For more than twenty years, Sakena Yacoobi has risked her life to teach women
and children in Afghanistan.  In the face of a brutally oppressive Taliban regime,
she secretly used education to reclaim Islam—believing that if people had access
to the verses themselves, they would see its underlying messages of peace, justice, and equality.  Her story is that of a woman of faith seeking to transform her country.

Although she grew up in Afghanistan, Sakena came to the United States when her country was under Soviet rule in order to attend college.  She happened to land at a Christian univeristy, where she worked side-by-side with devout Christians, and first realized how faith could inspire people to serve.  As she witnessed her classmates, Yacoobi was moved, and began a process to totally align her own life with her Islamic beliefs.  Ultimately, this experience compelled her to fulfill a life-long dream to return home to Afghanistan and dedicate herself to serving the women of her native country.
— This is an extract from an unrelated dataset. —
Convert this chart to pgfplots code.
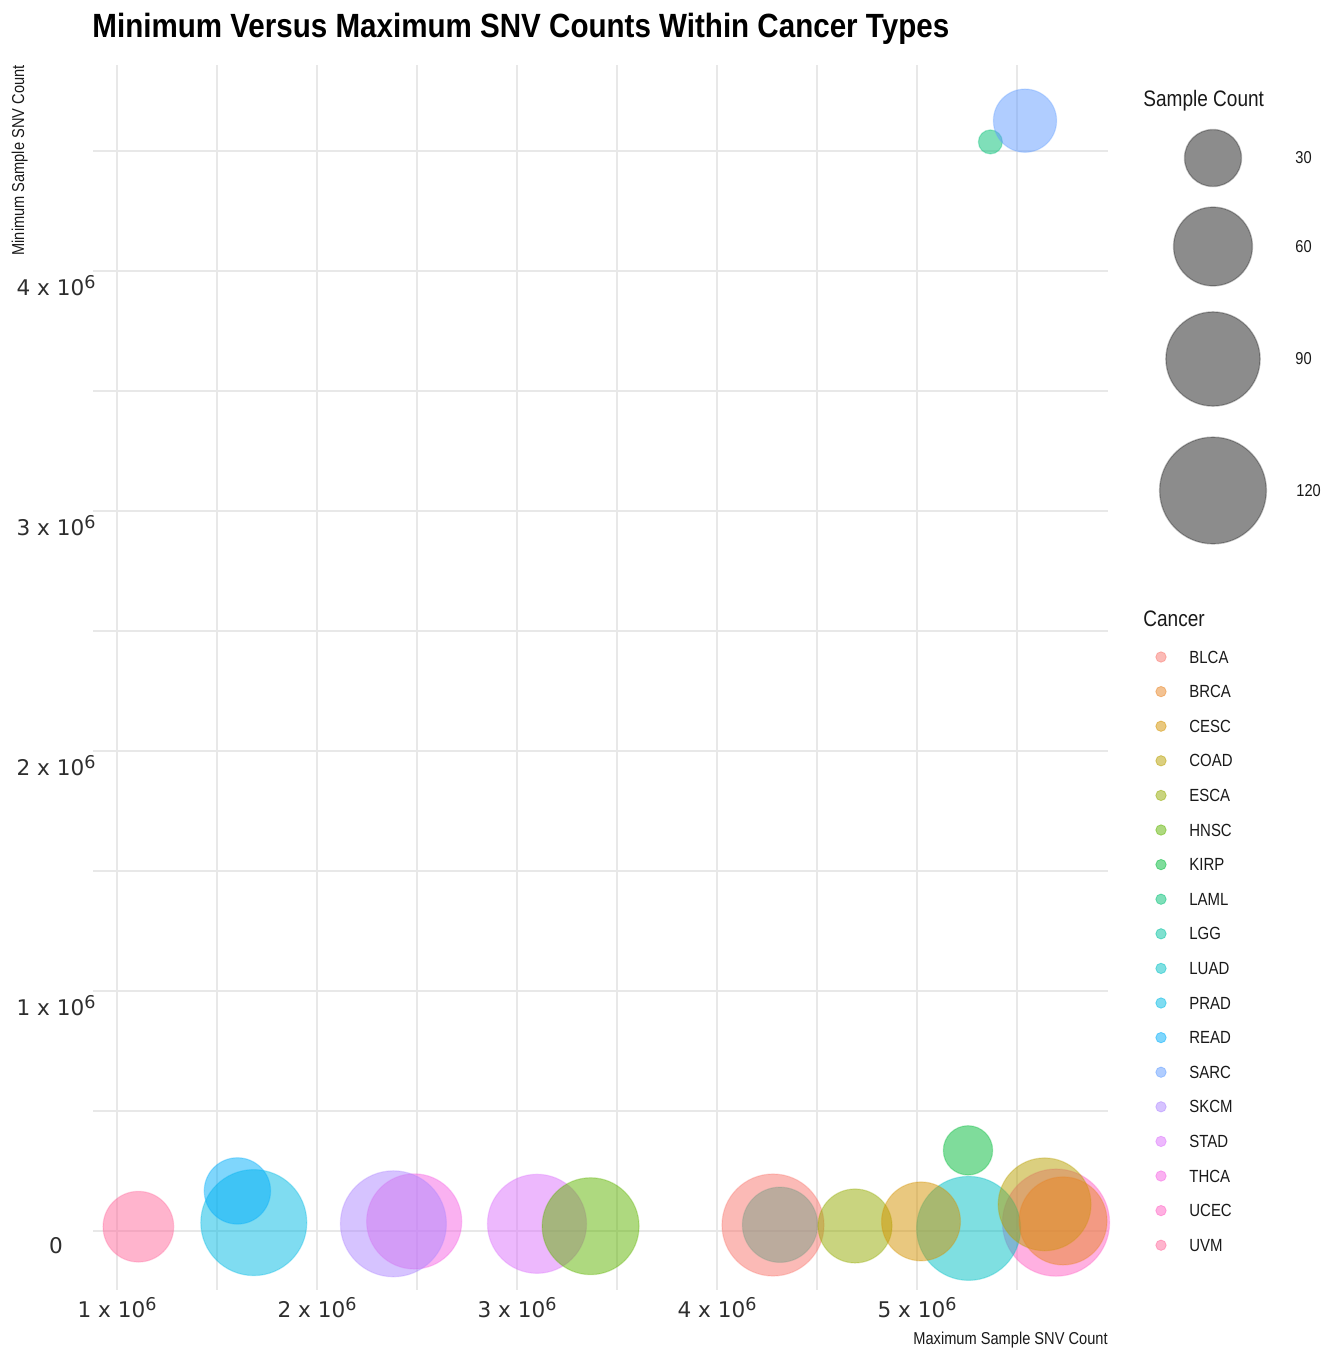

After a stint doing humanitarian relief work, Yacoobi was struck by the trauma and dislocation being caused by the war in Afghanistan.  Believing that long-term change was needed for Afghanistan’s displaced population, she founded the Afghan Institute
of Learning in 1995, the same year that the Taliban came to power.  Precautions were necessary.  For security, she instructed her students to vary their routes to school and even changed the schoolhouse location periodically. Today, AIL trains 350,000 women and children in leadership, literacy, health, and marketable skills every year, while simultaneously teaching them how to negotiate constructive relationships with men in
a patriarchal society.  At its core, her vision mixes faith with the transformative power of education, believing that religious knowledge leads to greater equality in society.